==== MATERIAL PROVIDED

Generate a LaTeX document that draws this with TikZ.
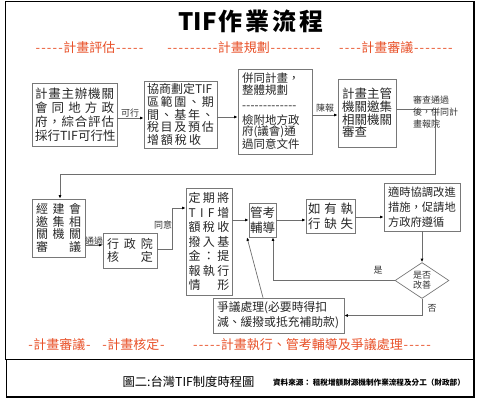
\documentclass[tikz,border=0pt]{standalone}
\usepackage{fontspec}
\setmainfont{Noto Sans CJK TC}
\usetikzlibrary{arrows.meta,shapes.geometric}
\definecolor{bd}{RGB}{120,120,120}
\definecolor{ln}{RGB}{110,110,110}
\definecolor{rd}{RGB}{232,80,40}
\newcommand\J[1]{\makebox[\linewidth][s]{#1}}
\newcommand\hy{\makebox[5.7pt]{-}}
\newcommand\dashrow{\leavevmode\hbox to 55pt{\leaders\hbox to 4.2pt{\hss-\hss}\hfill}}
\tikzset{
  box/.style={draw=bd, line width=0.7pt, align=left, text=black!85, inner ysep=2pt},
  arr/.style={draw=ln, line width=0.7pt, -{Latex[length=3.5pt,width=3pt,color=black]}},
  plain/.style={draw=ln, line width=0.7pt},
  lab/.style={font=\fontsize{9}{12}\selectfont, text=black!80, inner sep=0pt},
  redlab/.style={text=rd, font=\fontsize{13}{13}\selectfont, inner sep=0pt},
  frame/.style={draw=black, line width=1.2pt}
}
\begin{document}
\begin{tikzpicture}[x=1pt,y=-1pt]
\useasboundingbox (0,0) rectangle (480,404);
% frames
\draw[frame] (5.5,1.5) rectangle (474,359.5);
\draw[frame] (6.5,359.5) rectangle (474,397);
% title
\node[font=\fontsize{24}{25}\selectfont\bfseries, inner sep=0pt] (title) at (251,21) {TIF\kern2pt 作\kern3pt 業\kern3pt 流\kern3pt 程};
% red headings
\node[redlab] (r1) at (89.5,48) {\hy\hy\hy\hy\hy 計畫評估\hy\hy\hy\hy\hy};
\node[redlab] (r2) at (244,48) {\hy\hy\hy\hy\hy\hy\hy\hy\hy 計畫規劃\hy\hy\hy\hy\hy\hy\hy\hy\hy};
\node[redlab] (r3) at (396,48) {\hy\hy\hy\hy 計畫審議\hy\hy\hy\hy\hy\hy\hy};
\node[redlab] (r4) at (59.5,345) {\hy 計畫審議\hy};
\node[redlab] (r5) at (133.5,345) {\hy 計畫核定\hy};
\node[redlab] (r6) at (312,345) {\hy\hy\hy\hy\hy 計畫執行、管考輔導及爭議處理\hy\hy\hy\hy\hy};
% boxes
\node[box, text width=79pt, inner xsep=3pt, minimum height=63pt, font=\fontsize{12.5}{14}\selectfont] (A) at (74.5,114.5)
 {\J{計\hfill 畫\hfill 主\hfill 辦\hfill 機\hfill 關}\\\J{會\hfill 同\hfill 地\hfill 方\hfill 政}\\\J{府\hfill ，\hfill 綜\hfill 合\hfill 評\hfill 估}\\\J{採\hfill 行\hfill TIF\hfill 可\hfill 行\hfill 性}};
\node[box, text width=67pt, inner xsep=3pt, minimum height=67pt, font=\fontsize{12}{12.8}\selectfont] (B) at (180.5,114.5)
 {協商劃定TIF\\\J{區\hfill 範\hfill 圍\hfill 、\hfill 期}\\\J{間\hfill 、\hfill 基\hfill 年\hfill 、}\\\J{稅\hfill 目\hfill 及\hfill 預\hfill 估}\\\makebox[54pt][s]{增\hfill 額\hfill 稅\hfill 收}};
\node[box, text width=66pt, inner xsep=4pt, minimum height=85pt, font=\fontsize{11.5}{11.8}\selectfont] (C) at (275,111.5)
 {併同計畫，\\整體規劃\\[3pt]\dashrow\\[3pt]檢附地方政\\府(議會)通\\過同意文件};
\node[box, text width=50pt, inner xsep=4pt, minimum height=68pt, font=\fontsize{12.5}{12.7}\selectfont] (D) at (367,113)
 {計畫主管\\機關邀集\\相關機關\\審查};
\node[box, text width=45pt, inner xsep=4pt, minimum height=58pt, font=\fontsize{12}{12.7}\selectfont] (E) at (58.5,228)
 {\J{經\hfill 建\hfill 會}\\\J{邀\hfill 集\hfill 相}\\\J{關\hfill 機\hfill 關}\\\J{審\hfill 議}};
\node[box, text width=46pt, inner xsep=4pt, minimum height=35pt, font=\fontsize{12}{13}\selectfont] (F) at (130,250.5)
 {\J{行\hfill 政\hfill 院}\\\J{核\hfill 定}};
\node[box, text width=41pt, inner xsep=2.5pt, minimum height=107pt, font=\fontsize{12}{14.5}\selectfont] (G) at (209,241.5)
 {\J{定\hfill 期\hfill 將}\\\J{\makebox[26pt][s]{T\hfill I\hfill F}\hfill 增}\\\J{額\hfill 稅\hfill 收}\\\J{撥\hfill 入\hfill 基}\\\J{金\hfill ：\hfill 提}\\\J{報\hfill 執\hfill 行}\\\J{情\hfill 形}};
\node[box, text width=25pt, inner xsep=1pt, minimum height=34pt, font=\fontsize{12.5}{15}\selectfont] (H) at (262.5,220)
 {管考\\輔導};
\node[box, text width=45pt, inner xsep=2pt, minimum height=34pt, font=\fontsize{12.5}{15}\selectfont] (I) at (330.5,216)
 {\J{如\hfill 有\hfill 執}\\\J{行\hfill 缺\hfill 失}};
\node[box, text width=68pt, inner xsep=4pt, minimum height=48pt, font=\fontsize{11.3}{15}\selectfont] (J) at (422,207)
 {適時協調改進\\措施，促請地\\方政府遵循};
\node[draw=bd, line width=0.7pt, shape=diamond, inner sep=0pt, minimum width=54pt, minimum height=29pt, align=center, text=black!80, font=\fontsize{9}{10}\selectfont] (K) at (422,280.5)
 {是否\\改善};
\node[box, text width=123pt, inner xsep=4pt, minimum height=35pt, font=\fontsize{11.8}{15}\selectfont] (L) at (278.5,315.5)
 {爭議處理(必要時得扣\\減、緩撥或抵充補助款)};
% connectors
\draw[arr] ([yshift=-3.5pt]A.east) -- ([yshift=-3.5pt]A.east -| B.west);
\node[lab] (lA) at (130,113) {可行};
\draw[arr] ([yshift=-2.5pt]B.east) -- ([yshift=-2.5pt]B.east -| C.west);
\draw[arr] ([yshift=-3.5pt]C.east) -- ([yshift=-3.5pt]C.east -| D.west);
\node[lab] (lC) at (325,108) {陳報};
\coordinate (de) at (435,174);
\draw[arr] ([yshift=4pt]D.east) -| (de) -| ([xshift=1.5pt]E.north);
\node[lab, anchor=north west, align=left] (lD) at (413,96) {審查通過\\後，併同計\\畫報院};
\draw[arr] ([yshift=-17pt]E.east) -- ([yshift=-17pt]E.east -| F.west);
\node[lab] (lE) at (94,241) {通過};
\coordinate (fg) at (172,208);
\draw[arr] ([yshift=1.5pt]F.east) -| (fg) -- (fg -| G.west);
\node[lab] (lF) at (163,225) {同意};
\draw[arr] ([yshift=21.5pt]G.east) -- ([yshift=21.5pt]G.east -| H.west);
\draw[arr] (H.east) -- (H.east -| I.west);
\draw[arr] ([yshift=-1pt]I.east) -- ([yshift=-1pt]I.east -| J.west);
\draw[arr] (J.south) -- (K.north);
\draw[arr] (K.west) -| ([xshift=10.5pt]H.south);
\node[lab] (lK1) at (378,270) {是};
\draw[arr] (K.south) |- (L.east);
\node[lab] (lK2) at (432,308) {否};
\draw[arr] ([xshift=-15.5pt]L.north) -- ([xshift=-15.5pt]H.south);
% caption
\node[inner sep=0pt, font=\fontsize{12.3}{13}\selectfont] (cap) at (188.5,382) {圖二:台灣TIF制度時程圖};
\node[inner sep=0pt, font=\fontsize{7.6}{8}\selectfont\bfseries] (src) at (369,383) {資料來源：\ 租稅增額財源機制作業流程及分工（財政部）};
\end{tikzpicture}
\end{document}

========

**AIM:** With the pictures left out, transcribe the material exactly.

**THE SOLUTION:**
Generate a LaTeX document that draws this with TikZ.
\documentclass[tikz,border=0pt]{standalone}
\usepackage{fontspec}
\setmainfont{Noto Sans CJK TC}
\usetikzlibrary{arrows.meta,shapes.geometric}
\definecolor{bd}{RGB}{120,120,120}
\definecolor{ln}{RGB}{110,110,110}
\definecolor{rd}{RGB}{232,80,40}
\newcommand\J[1]{\makebox[\linewidth][s]{#1}}
\newcommand\hy{\makebox[5.7pt]{-}}
\newcommand\dashrow{\leavevmode\hbox to 55pt{\leaders\hbox to 4.2pt{\hss-\hss}\hfill}}
\tikzset{
  box/.style={draw=bd, line width=0.7pt, align=left, text=black!85, inner ysep=2pt},
  arr/.style={draw=ln, line width=0.7pt, -{Latex[length=3.5pt,width=3pt,color=black]}},
  plain/.style={draw=ln, line width=0.7pt},
  lab/.style={font=\fontsize{9}{12}\selectfont, text=black!80, inner sep=0pt},
  redlab/.style={text=rd, font=\fontsize{13}{13}\selectfont, inner sep=0pt},
  frame/.style={draw=black, line width=1.2pt}
}
\begin{document}
\begin{tikzpicture}[x=1pt,y=-1pt]
\useasboundingbox (0,0) rectangle (480,404);
% frames
\draw[frame] (5.5,1.5) rectangle (474,359.5);
\draw[frame] (6.5,359.5) rectangle (474,397);
% title
\node[font=\fontsize{24}{25}\selectfont\bfseries, inner sep=0pt] (title) at (251,21) {TIF\kern2pt 作\kern3pt 業\kern3pt 流\kern3pt 程};
% red headings
\node[redlab] (r1) at (89.5,48) {\hy\hy\hy\hy\hy 計畫評估\hy\hy\hy\hy\hy};
\node[redlab] (r2) at (244,48) {\hy\hy\hy\hy\hy\hy\hy\hy\hy 計畫規劃\hy\hy\hy\hy\hy\hy\hy\hy\hy};
\node[redlab] (r3) at (396,48) {\hy\hy\hy\hy 計畫審議\hy\hy\hy\hy\hy\hy\hy};
\node[redlab] (r4) at (59.5,345) {\hy 計畫審議\hy};
\node[redlab] (r5) at (133.5,345) {\hy 計畫核定\hy};
\node[redlab] (r6) at (312,345) {\hy\hy\hy\hy\hy 計畫執行、管考輔導及爭議處理\hy\hy\hy\hy\hy};
% boxes
\node[box, text width=79pt, inner xsep=3pt, minimum height=63pt, font=\fontsize{12.5}{14}\selectfont] (A) at (74.5,114.5)
 {\J{計\hfill 畫\hfill 主\hfill 辦\hfill 機\hfill 關}\\\J{會\hfill 同\hfill 地\hfill 方\hfill 政}\\\J{府\hfill ，\hfill 綜\hfill 合\hfill 評\hfill 估}\\\J{採\hfill 行\hfill TIF\hfill 可\hfill 行\hfill 性}};
\node[box, text width=67pt, inner xsep=3pt, minimum height=67pt, font=\fontsize{12}{12.8}\selectfont] (B) at (180.5,114.5)
 {協商劃定TIF\\\J{區\hfill 範\hfill 圍\hfill 、\hfill 期}\\\J{間\hfill 、\hfill 基\hfill 年\hfill 、}\\\J{稅\hfill 目\hfill 及\hfill 預\hfill 估}\\\makebox[54pt][s]{增\hfill 額\hfill 稅\hfill 收}};
\node[box, text width=66pt, inner xsep=4pt, minimum height=85pt, font=\fontsize{11.5}{11.8}\selectfont] (C) at (275,111.5)
 {併同計畫，\\整體規劃\\[3pt]\dashrow\\[3pt]檢附地方政\\府(議會)通\\過同意文件};
\node[box, text width=50pt, inner xsep=4pt, minimum height=68pt, font=\fontsize{12.5}{12.7}\selectfont] (D) at (367,113)
 {計畫主管\\機關邀集\\相關機關\\審查};
\node[box, text width=45pt, inner xsep=4pt, minimum height=58pt, font=\fontsize{12}{12.7}\selectfont] (E) at (58.5,228)
 {\J{經\hfill 建\hfill 會}\\\J{邀\hfill 集\hfill 相}\\\J{關\hfill 機\hfill 關}\\\J{審\hfill 議}};
\node[box, text width=46pt, inner xsep=4pt, minimum height=35pt, font=\fontsize{12}{13}\selectfont] (F) at (130,250.5)
 {\J{行\hfill 政\hfill 院}\\\J{核\hfill 定}};
\node[box, text width=41pt, inner xsep=2.5pt, minimum height=107pt, font=\fontsize{12}{14.5}\selectfont] (G) at (209,241.5)
 {\J{定\hfill 期\hfill 將}\\\J{\makebox[26pt][s]{T\hfill I\hfill F}\hfill 增}\\\J{額\hfill 稅\hfill 收}\\\J{撥\hfill 入\hfill 基}\\\J{金\hfill ：\hfill 提}\\\J{報\hfill 執\hfill 行}\\\J{情\hfill 形}};
\node[box, text width=25pt, inner xsep=1pt, minimum height=34pt, font=\fontsize{12.5}{15}\selectfont] (H) at (262.5,220)
 {管考\\輔導};
\node[box, text width=45pt, inner xsep=2pt, minimum height=34pt, font=\fontsize{12.5}{15}\selectfont] (I) at (330.5,216)
 {\J{如\hfill 有\hfill 執}\\\J{行\hfill 缺\hfill 失}};
\node[box, text width=68pt, inner xsep=4pt, minimum height=48pt, font=\fontsize{11.3}{15}\selectfont] (J) at (422,207)
 {適時協調改進\\措施，促請地\\方政府遵循};
\node[draw=bd, line width=0.7pt, shape=diamond, inner sep=0pt, minimum width=54pt, minimum height=29pt, align=center, text=black!80, font=\fontsize{9}{10}\selectfont] (K) at (422,280.5)
 {是否\\改善};
\node[box, text width=123pt, inner xsep=4pt, minimum height=35pt, font=\fontsize{11.8}{15}\selectfont] (L) at (278.5,315.5)
 {爭議處理(必要時得扣\\減、緩撥或抵充補助款)};
% connectors
\draw[arr] ([yshift=-3.5pt]A.east) -- ([yshift=-3.5pt]A.east -| B.west);
\node[lab] (lA) at (130,113) {可行};
\draw[arr] ([yshift=-2.5pt]B.east) -- ([yshift=-2.5pt]B.east -| C.west);
\draw[arr] ([yshift=-3.5pt]C.east) -- ([yshift=-3.5pt]C.east -| D.west);
\node[lab] (lC) at (325,108) {陳報};
\coordinate (de) at (435,174);
\draw[arr] ([yshift=4pt]D.east) -| (de) -| ([xshift=1.5pt]E.north);
\node[lab, anchor=north west, align=left] (lD) at (413,96) {審查通過\\後，併同計\\畫報院};
\draw[arr] ([yshift=-17pt]E.east) -- ([yshift=-17pt]E.east -| F.west);
\node[lab] (lE) at (94,241) {通過};
\coordinate (fg) at (172,208);
\draw[arr] ([yshift=1.5pt]F.east) -| (fg) -- (fg -| G.west);
\node[lab] (lF) at (163,225) {同意};
\draw[arr] ([yshift=21.5pt]G.east) -- ([yshift=21.5pt]G.east -| H.west);
\draw[arr] (H.east) -- (H.east -| I.west);
\draw[arr] ([yshift=-1pt]I.east) -- ([yshift=-1pt]I.east -| J.west);
\draw[arr] (J.south) -- (K.north);
\draw[arr] (K.west) -| ([xshift=10.5pt]H.south);
\node[lab] (lK1) at (378,270) {是};
\draw[arr] (K.south) |- (L.east);
\node[lab] (lK2) at (432,308) {否};
\draw[arr] ([xshift=-15.5pt]L.north) -- ([xshift=-15.5pt]H.south);
% caption
\node[inner sep=0pt, font=\fontsize{12.3}{13}\selectfont] (cap) at (188.5,382) {圖二:台灣TIF制度時程圖};
\node[inner sep=0pt, font=\fontsize{7.6}{8}\selectfont\bfseries] (src) at (369,383) {資料來源：\ 租稅增額財源機制作業流程及分工（財政部）};
\end{tikzpicture}
\end{document}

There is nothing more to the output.